── MATERIAL FOR THIS EXERCISE

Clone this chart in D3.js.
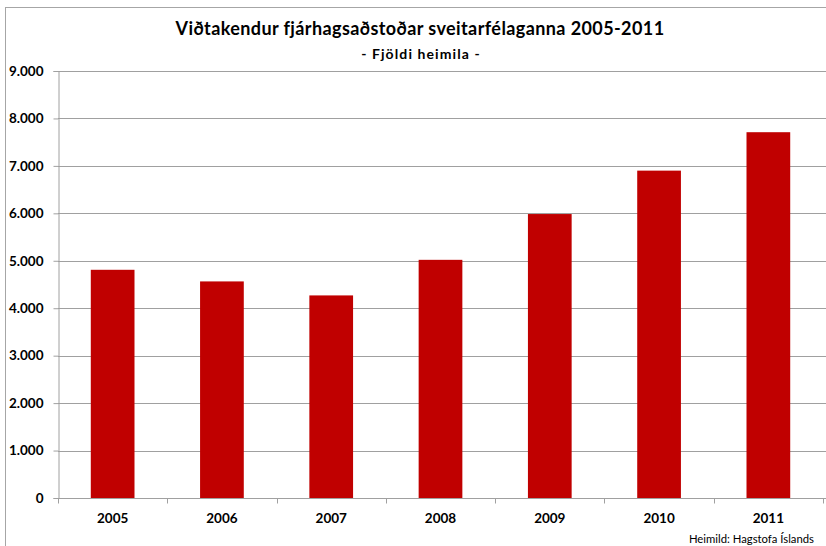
<!DOCTYPE html>
<html>
<head>
<meta charset="utf-8">
<script src="https://cdn.jsdelivr.net/npm/d3@7"></script>
<style>
  body { margin: 0; background: #fff; }
  svg { display: block; font-family: Lato, "Open Sans", sans-serif; }
</style>
</head>
<body>
<div class="chart"></div>
<script>
var years = ["2005", "2006", "2007", "2008", "2009", "2010", "2011"];
var households = [4810, 4565, 4270, 5020, 5985, 6900, 7710];
var yTicks = [0, 1000, 2000, 3000, 4000, 5000, 6000, 7000, 8000, 9000];

var width = 826, height = 546;
var margin = { top: 71, right: 3, bottom: 48, left: 58 };

var svg = d3.select(".chart")
    .append("svg")
    .attr("width", width)
    .attr("height", height);

// outer chart frame
svg.append("rect")
    .attr("x", 5.5)
    .attr("y", 7.5)
    .attr("width", width + 10)
    .attr("height", height + 10)
    .attr("fill", "none")
    .attr("stroke", "#a6a6a6");

var x = d3.scaleBand()
    .domain(years)
    .range([margin.left, width - margin.right])
    .paddingInner(0.6)
    .paddingOuter(0.3);

var y = d3.scaleLinear()
    .domain([0, 9000])
    .range([height - margin.bottom, margin.top]);

var fmt = function (d) {
    return d3.format(",")(d).replace(/,/g, ".");
};

// gridlines
svg.append("g")
    .selectAll("line")
    .data(yTicks.slice(1))
    .enter().append("line")
    .attr("x1", margin.left)
    .attr("x2", width)
    .attr("y1", function (d) { return Math.round(y(d)) + 0.5; })
    .attr("y2", function (d) { return Math.round(y(d)) + 0.5; })
    .attr("stroke", "#a0a0a0");

// bars
svg.append("g")
    .selectAll("rect")
    .data(households)
    .enter().append("rect")
    .attr("x", function (d, i) { return x(years[i]); })
    .attr("y", function (d) { return y(d); })
    .attr("width", x.bandwidth())
    .attr("height", function (d) { return y(0) - y(d); })
    .attr("fill", "#c00000");

// y axis
var yAxis = svg.append("g")
    .attr("transform", "translate(" + (margin.left + 0.5) + ",0)")
    .call(d3.axisLeft(y).tickValues(yTicks).tickFormat(fmt).tickSize(5).tickPadding(10));

// x axis
var step = x.step();
var xAxis = svg.append("g")
    .attr("transform", "translate(0," + (Math.round(y(0)) + 0.5) + ")")
    .call(d3.axisBottom(x).tickSize(0).tickPadding(15));

xAxis.select(".domain").attr("d", "M" + margin.left + ",0H" + width);
xAxis.selectAll(".sep")
    .data(d3.range(years.length + 1))
    .enter().append("line")
    .attr("class", "sep")
    .attr("x1", function (i) { return Math.round(margin.left + i * step) + 0.5; })
    .attr("x2", function (i) { return Math.round(margin.left + i * step) + 0.5; })
    .attr("y1", 0)
    .attr("y2", 5)
    .attr("stroke", "#a0a0a0");

[yAxis, xAxis].forEach(function (ax) {
    ax.selectAll(".domain, .tick line").attr("stroke", "#a0a0a0");
    ax.selectAll("text")
        .attr("fill", "#000")
        .style("font-size", "13.5px")
        .style("font-weight", "bold")
        .style("font-family", "Lato, 'Open Sans', sans-serif");
});

// titles
svg.append("text")
    .attr("x", 420)
    .attr("y", 35)
    .attr("text-anchor", "middle")
    .style("font-size", "18px")
    .style("font-weight", "bold")
    .style("letter-spacing", "0.4px")
    .text("Viðtakendur fjárhagsaðstoðar sveitarfélaganna 2005-2011");

svg.append("text")
    .attr("x", 421)
    .attr("y", 59)
    .attr("text-anchor", "middle")
    .style("font-size", "14px")
    .style("font-weight", "bold")
    .style("letter-spacing", "1.1px")
    .text("- Fjöldi heimila -");

svg.append("text")
    .attr("x", 814)
    .attr("y", 543)
    .attr("text-anchor", "end")
    .style("font-size", "11.3px")
    .text("Heimild: Hagstofa Íslands");
</script>
</body>
</html>
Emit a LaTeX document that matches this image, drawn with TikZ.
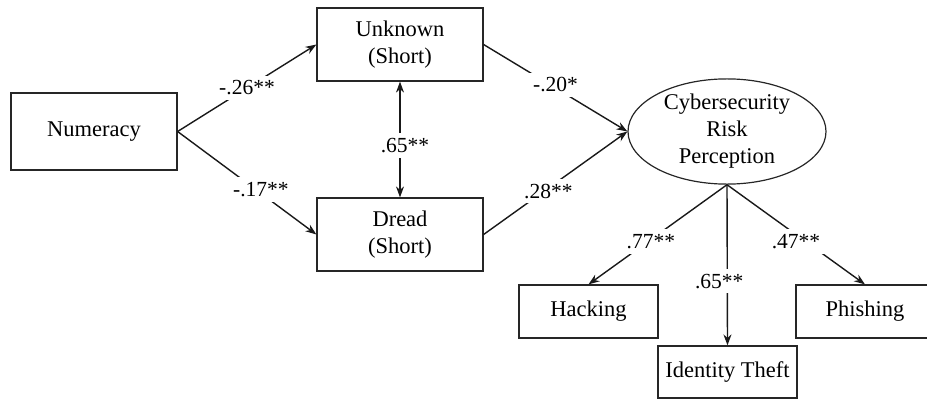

────

*TO BE DONE:*
Retype all the records shown above, character for character. Omit every picture.

*TASK ANSWER:*
Clone this chart in D3.js.
<!DOCTYPE html>
<html>
<head>
<meta charset="utf-8">
<script src="https://cdn.jsdelivr.net/npm/d3@7"></script>
<style>
  body { margin: 0; background: #fff; }
  svg { display: block; font-family: Lato, "Open Sans", sans-serif; }
</style>
</head>
<body>
<div class="chart"></div>
<script>
var years = ["2005", "2006", "2007", "2008", "2009", "2010", "2011"];
var households = [4810, 4565, 4270, 5020, 5985, 6900, 7710];
var yTicks = [0, 1000, 2000, 3000, 4000, 5000, 6000, 7000, 8000, 9000];

var width = 826, height = 546;
var margin = { top: 71, right: 3, bottom: 48, left: 58 };

var svg = d3.select(".chart")
    .append("svg")
    .attr("width", width)
    .attr("height", height);

// outer chart frame
svg.append("rect")
    .attr("x", 5.5)
    .attr("y", 7.5)
    .attr("width", width + 10)
    .attr("height", height + 10)
    .attr("fill", "none")
    .attr("stroke", "#a6a6a6");

var x = d3.scaleBand()
    .domain(years)
    .range([margin.left, width - margin.right])
    .paddingInner(0.6)
    .paddingOuter(0.3);

var y = d3.scaleLinear()
    .domain([0, 9000])
    .range([height - margin.bottom, margin.top]);

var fmt = function (d) {
    return d3.format(",")(d).replace(/,/g, ".");
};

// gridlines
svg.append("g")
    .selectAll("line")
    .data(yTicks.slice(1))
    .enter().append("line")
    .attr("x1", margin.left)
    .attr("x2", width)
    .attr("y1", function (d) { return Math.round(y(d)) + 0.5; })
    .attr("y2", function (d) { return Math.round(y(d)) + 0.5; })
    .attr("stroke", "#a0a0a0");

// bars
svg.append("g")
    .selectAll("rect")
    .data(households)
    .enter().append("rect")
    .attr("x", function (d, i) { return x(years[i]); })
    .attr("y", function (d) { return y(d); })
    .attr("width", x.bandwidth())
    .attr("height", function (d) { return y(0) - y(d); })
    .attr("fill", "#c00000");

// y axis
var yAxis = svg.append("g")
    .attr("transform", "translate(" + (margin.left + 0.5) + ",0)")
    .call(d3.axisLeft(y).tickValues(yTicks).tickFormat(fmt).tickSize(5).tickPadding(10));

// x axis
var step = x.step();
var xAxis = svg.append("g")
    .attr("transform", "translate(0," + (Math.round(y(0)) + 0.5) + ")")
    .call(d3.axisBottom(x).tickSize(0).tickPadding(15));

xAxis.select(".domain").attr("d", "M" + margin.left + ",0H" + width);
xAxis.selectAll(".sep")
    .data(d3.range(years.length + 1))
    .enter().append("line")
    .attr("class", "sep")
    .attr("x1", function (i) { return Math.round(margin.left + i * step) + 0.5; })
    .attr("x2", function (i) { return Math.round(margin.left + i * step) + 0.5; })
    .attr("y1", 0)
    .attr("y2", 5)
    .attr("stroke", "#a0a0a0");

[yAxis, xAxis].forEach(function (ax) {
    ax.selectAll(".domain, .tick line").attr("stroke", "#a0a0a0");
    ax.selectAll("text")
        .attr("fill", "#000")
        .style("font-size", "13.5px")
        .style("font-weight", "bold")
        .style("font-family", "Lato, 'Open Sans', sans-serif");
});

// titles
svg.append("text")
    .attr("x", 420)
    .attr("y", 35)
    .attr("text-anchor", "middle")
    .style("font-size", "18px")
    .style("font-weight", "bold")
    .style("letter-spacing", "0.4px")
    .text("Viðtakendur fjárhagsaðstoðar sveitarfélaganna 2005-2011");

svg.append("text")
    .attr("x", 421)
    .attr("y", 59)
    .attr("text-anchor", "middle")
    .style("font-size", "14px")
    .style("font-weight", "bold")
    .style("letter-spacing", "1.1px")
    .text("- Fjöldi heimila -");

svg.append("text")
    .attr("x", 814)
    .attr("y", 543)
    .attr("text-anchor", "end")
    .style("font-size", "11.3px")
    .text("Heimild: Hagstofa Íslands");
</script>
</body>
</html>
Emit a LaTeX document that matches this image, drawn with TikZ.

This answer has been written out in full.